=== GIVEN PROBLEM ===
In the lines below, output everything from the first line through the line containing "const tickFont = 'DejaVu Sans Mono';" exactly as it is. Pictures are not part of the output.

** begin INPUT ROWS **

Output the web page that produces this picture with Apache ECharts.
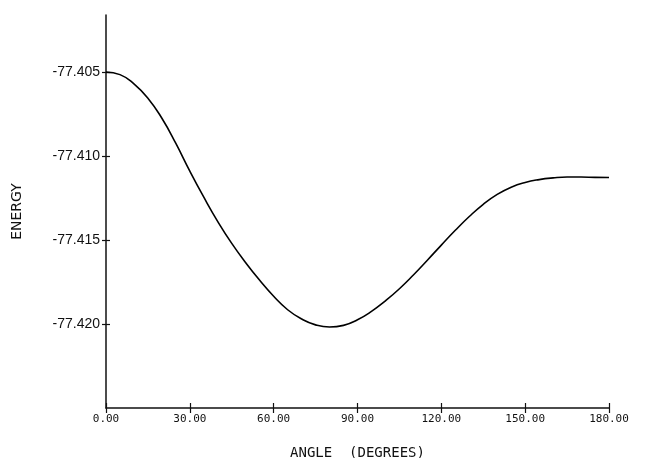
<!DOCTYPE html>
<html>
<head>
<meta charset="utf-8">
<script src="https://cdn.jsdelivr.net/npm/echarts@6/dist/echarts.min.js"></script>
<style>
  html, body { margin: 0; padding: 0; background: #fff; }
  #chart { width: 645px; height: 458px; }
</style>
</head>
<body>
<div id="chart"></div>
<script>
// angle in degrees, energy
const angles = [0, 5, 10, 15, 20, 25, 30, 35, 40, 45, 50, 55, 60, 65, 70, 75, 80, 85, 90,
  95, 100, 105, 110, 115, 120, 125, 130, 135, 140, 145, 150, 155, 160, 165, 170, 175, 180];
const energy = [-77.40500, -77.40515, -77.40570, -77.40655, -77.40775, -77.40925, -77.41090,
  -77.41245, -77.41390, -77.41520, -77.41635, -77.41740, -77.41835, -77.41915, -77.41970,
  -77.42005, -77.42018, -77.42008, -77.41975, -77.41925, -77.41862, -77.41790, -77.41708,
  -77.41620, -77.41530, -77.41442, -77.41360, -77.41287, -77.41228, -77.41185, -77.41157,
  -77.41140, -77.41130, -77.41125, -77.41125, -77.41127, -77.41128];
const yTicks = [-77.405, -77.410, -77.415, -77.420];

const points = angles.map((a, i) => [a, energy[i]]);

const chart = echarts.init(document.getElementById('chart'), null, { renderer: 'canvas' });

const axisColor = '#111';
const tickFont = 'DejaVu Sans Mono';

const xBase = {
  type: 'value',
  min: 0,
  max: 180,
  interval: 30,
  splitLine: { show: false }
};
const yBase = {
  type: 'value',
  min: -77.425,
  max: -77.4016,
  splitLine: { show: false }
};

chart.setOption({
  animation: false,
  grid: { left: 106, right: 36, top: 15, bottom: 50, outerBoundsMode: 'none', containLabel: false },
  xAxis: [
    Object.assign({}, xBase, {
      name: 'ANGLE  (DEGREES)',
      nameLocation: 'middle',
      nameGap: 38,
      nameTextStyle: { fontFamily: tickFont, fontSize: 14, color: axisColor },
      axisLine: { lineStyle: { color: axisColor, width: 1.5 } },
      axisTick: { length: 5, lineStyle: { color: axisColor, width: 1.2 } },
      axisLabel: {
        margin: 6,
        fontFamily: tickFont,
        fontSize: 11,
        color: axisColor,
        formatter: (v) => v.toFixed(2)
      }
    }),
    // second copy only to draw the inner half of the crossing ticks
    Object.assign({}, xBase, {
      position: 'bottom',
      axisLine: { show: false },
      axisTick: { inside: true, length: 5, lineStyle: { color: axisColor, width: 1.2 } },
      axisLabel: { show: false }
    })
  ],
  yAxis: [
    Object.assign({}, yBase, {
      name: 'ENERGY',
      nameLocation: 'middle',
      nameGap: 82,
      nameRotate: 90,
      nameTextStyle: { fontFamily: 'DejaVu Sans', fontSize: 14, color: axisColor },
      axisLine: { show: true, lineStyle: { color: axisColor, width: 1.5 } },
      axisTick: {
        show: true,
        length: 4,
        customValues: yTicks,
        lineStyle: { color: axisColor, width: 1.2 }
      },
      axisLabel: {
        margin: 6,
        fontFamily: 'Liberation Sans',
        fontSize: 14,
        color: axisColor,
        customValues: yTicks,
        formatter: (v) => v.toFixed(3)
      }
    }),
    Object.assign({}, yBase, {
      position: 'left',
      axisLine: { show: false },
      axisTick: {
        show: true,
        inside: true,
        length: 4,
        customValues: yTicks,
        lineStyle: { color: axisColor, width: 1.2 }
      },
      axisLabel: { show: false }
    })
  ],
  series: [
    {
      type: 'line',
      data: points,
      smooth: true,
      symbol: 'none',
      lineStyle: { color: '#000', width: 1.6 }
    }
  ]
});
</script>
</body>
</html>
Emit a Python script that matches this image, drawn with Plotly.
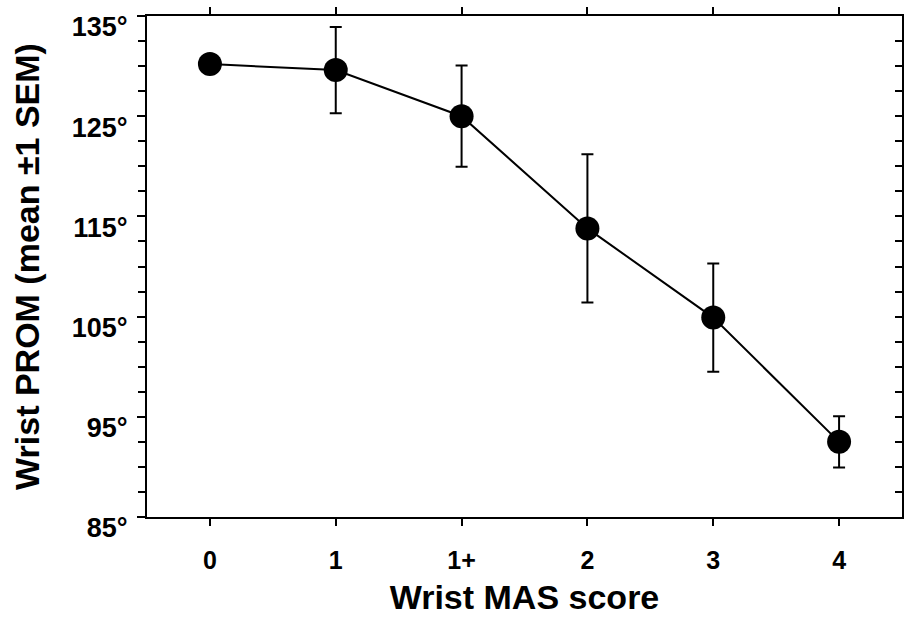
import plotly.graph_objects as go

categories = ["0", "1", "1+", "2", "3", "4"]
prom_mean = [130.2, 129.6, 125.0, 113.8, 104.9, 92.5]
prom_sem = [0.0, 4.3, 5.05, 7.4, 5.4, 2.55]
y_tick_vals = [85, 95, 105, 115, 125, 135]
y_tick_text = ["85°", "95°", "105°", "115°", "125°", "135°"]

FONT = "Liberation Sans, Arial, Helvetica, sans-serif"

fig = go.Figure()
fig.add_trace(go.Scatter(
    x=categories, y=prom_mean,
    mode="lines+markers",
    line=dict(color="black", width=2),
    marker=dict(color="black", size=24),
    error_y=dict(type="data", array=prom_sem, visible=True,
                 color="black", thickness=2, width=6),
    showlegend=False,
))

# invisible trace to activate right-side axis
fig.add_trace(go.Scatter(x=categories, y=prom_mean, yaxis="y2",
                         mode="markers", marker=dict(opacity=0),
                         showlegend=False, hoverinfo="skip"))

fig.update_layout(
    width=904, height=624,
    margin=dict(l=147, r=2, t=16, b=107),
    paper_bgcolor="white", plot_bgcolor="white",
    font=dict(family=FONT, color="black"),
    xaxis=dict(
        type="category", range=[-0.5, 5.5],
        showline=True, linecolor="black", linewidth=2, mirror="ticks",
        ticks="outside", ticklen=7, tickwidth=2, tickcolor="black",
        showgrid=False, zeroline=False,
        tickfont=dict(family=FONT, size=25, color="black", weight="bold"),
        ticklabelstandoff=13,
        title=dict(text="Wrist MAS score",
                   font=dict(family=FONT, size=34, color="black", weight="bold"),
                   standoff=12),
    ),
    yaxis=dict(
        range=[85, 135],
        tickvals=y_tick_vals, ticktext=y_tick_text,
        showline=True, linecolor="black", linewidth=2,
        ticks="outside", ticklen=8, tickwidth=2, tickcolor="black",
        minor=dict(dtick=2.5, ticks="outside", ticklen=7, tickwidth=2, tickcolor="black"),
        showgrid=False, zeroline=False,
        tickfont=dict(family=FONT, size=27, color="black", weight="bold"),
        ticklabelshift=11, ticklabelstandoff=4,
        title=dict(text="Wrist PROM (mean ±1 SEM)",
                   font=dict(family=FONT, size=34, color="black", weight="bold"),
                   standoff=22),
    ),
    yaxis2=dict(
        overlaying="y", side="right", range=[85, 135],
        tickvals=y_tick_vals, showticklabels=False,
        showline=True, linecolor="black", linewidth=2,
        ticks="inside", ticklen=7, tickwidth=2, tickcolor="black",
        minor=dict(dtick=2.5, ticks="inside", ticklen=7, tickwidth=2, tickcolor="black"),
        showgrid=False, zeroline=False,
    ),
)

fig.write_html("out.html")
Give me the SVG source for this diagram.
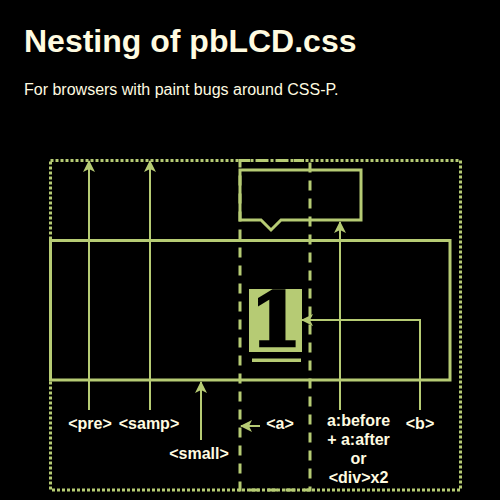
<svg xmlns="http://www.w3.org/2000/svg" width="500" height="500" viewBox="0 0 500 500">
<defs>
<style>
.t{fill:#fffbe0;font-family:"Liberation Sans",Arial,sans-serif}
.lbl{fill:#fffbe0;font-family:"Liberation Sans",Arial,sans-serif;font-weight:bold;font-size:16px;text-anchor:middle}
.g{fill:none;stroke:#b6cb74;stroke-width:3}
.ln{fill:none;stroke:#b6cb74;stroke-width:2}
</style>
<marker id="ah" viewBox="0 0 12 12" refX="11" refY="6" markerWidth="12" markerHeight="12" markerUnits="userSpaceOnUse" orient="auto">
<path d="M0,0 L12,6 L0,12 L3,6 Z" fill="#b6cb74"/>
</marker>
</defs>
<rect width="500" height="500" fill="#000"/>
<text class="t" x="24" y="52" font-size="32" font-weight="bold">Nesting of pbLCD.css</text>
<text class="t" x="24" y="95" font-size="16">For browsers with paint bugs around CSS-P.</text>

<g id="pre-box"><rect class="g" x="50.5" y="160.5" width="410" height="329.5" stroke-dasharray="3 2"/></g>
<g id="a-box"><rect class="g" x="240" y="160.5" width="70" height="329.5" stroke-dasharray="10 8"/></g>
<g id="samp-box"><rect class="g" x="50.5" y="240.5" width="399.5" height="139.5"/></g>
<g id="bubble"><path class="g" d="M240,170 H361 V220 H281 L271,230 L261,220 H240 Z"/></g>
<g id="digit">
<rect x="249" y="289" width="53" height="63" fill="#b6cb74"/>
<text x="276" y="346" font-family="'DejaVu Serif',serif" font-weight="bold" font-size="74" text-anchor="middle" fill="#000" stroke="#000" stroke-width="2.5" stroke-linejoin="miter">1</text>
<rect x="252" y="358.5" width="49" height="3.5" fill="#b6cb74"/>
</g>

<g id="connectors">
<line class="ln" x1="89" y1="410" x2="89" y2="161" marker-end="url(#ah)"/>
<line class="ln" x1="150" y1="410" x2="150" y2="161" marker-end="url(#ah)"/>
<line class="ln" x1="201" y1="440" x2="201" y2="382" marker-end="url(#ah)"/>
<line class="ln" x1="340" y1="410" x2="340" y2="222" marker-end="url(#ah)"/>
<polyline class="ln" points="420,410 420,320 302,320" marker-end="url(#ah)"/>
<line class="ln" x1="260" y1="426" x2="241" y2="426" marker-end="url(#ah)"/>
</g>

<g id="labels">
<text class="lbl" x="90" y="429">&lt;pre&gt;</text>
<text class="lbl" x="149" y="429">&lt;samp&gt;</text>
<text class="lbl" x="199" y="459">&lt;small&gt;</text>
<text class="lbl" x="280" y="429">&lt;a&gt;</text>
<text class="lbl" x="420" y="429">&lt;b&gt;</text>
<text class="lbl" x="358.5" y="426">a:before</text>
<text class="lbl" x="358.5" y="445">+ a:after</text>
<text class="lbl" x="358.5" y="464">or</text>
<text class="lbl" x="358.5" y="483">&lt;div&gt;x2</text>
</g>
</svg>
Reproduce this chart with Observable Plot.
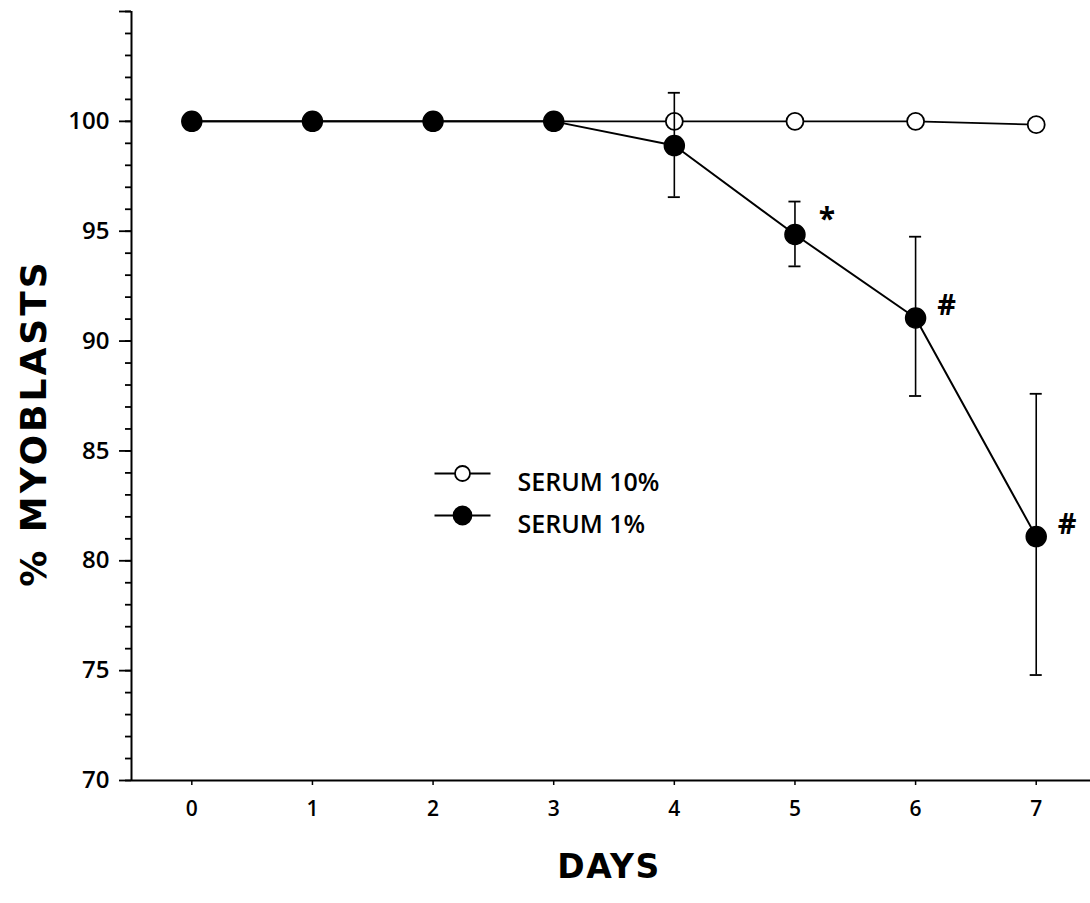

** end INPUT ROWS **

=== SOLVED EXERCISE ===
Output the web page that produces this picture with Apache ECharts.
<!DOCTYPE html>
<html>
<head>
<meta charset="utf-8">
<script src="https://cdn.jsdelivr.net/npm/echarts@6/dist/echarts.min.js"></script>
<style>
  html, body { margin: 0; padding: 0; background: #fff; }
  #chart { width: 645px; height: 458px; }
</style>
</head>
<body>
<div id="chart"></div>
<script>
// angle in degrees, energy
const angles = [0, 5, 10, 15, 20, 25, 30, 35, 40, 45, 50, 55, 60, 65, 70, 75, 80, 85, 90,
  95, 100, 105, 110, 115, 120, 125, 130, 135, 140, 145, 150, 155, 160, 165, 170, 175, 180];
const energy = [-77.40500, -77.40515, -77.40570, -77.40655, -77.40775, -77.40925, -77.41090,
  -77.41245, -77.41390, -77.41520, -77.41635, -77.41740, -77.41835, -77.41915, -77.41970,
  -77.42005, -77.42018, -77.42008, -77.41975, -77.41925, -77.41862, -77.41790, -77.41708,
  -77.41620, -77.41530, -77.41442, -77.41360, -77.41287, -77.41228, -77.41185, -77.41157,
  -77.41140, -77.41130, -77.41125, -77.41125, -77.41127, -77.41128];
const yTicks = [-77.405, -77.410, -77.415, -77.420];

const points = angles.map((a, i) => [a, energy[i]]);

const chart = echarts.init(document.getElementById('chart'), null, { renderer: 'canvas' });

const axisColor = '#111';
const tickFont = 'DejaVu Sans Mono';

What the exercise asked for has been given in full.